The new excise policy 2007-08, cleared by the Haryana cabinet will allow the sale of wine through department stores at the shopping malls from April, 2007. Addressing reporters on Friday last after a cabinet meeting, Chief Minister Bhupinder Singh Hooda said a new license would be introduced for retail sale of wines through department stores in shopping malls.
Some of our readers would still remember dark and horrific tales of 1996-99 when Haryana had declared prohibition. Since then it has turned full circle and is now seeking to promote healthy drinking habits
Section 4.6 of the official policy of 2007-08 states, 'In order to promote healthy drinking of liquor with low alcoholic content, a new license in form L-10B is introduced for retail sale of wines to be given to the departmental stores located in shopping malls in the cities on an experimental basis having a turnover of more than Rs. 50 lakhs per annum on an annual license fee of Rs. 25000'.
The news will bring cheers to importers, distributors and the wine lovers. It will tremendously improve the availability of wines for consumers.
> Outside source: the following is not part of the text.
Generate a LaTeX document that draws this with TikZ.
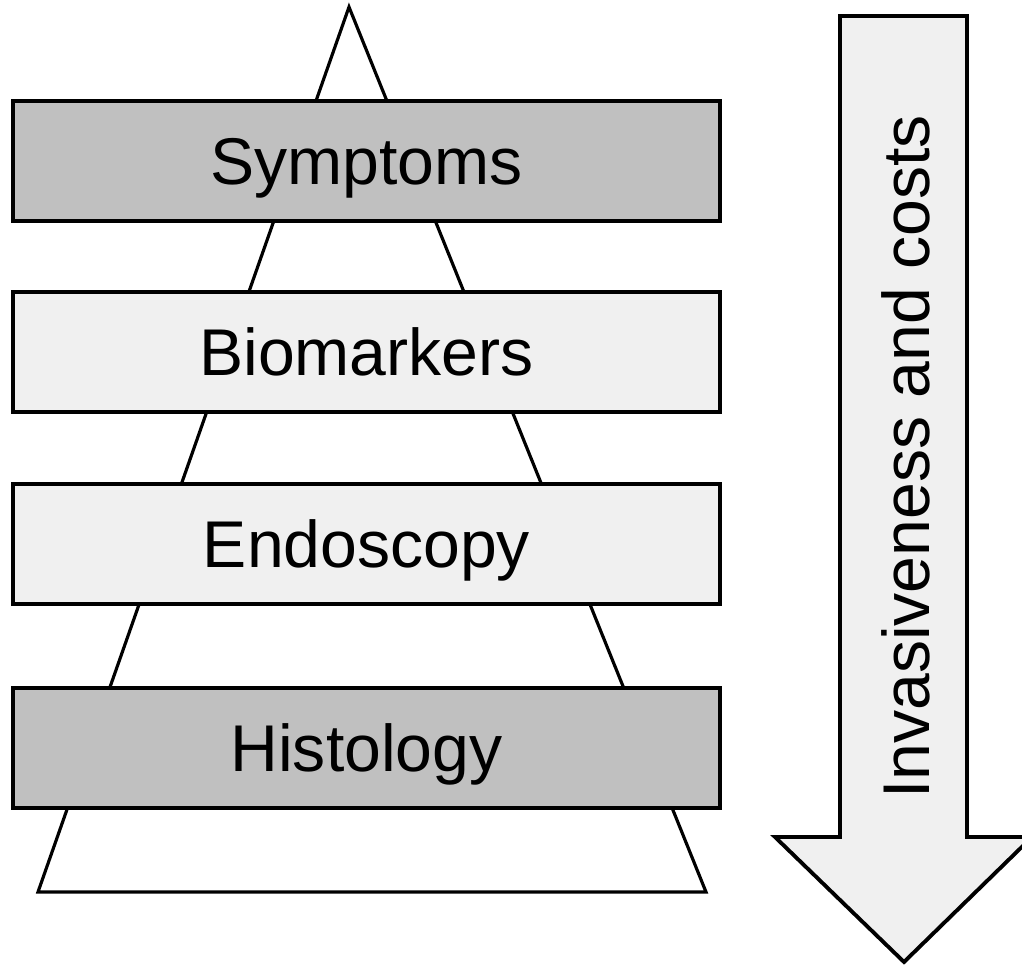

Air-conditioned shopping malls will also ensure that wines are stored at more acceptable temperatures.
The policy is expected to force the Delhi government to soon follow a similar policy, which has already been declared, but not implemented due to political compulsions.
Maharashtra had already implemented this policy in October 2006. Wines are already available in supermarkets in Bangalore and Chandigarh.
With super stores like Wal-Mart and Tesco planning to enter India the market and the big Indian corporations like Reliance and Big Bazaar chains already present, sales are expected to get a tremendous boost even with the current heavy import duty regime.
Neeraj Sachdeva, owner of Lake Forest Wines wine and liquor store at the Sahara mall and Supermart in the DLF Galleria in Gurgaon cannot hide his excitement. In a chat with Subhash Arora he said, 'I was very happy to learn about the policy when I was in London. It will help state excise to collect more revenues and keep the consumers a much larger choice of wines'. He is very impressed with the pro-active and dynamic vision of the decision makers. 'Two years ago barely sold 600 cases of wine. This year already more than 7000 cases have been sold!' he beams with excitement
The new policy will free him of the vagaries of the old system where he not only has to pay over Rs. 10 lakhs a year for one license, but is unsure if the 'lottery system' would get him the renewal of the license at all. 'Now I can concentrate on building the finest wine retail shop in the area. Even if it means I have to sell groceries worth Rs. 50 lakhs to make it happen!' The policy, as already mentioned will allow the wine sale only in the departmental stores.
Neeraj brings wine retailing expertise from California where he already owns wine and liquor stores. 'I can now get my own wholesale license and bring the finest Californian wines,' he adds. He opened the stores last year and claims to have already captured 40% of the Indian wine market segment in Gurgaon, aggressively marketing Sula and Champagne Indage wines.' He also claims to have brought down the prices of wines drastically as there is no restriction on the maximum selling price in Haryana.